Static Analysis
In the Chapter 5, Coding Practices, there's a section on Code Reviews. Knowing that reviewers will find and fixate upon the simplest problems they can find, wouldn't it be great to remove all the trivial problems so that they're forced to look for something more substantial?
This is what static analysis does. It finds problems in code that can be automatically discovered without running the product, but that are either off-topic for compiler warnings or take too long to discover for the compiler to be an appropriate tool to search for them.
What are off-topic problems? Typically, those that require knowledge of the semantics of the functions or methods you're using – knowledge that's beyond the scope of the compiler. For example, consider a C++ destroyObject<T>(T t) function that deletes its parameter. Calling that function twice with the same argument would be an error – but the compiler doesn't know that if it's just inspecting the function signature.
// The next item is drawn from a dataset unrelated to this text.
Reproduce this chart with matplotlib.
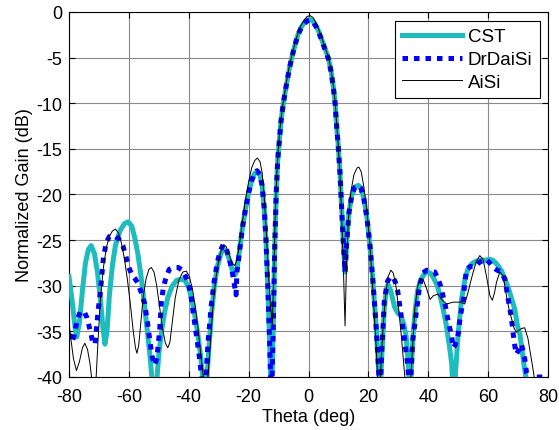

Others are a matter of style. For example, Apple's C APIs have a naming convention related to their memory management rules: a function name contains Create when the caller owns the returned object or Get when the callee does. It's not a mistake to use C language to mix those up, so the compiler won't tell you about it, but an analyzer can.
There is basically no reason to avoid using a static analyzer (if your reason is that there isn't one for your language/framework/whatever yet, you might have chosen a language/framework/whatever that isn't ready yet. There's a section about that in Chapter 12, Business). It'll discover easily fixable bugs for you and quickly train you into not making those mistakes in the first place.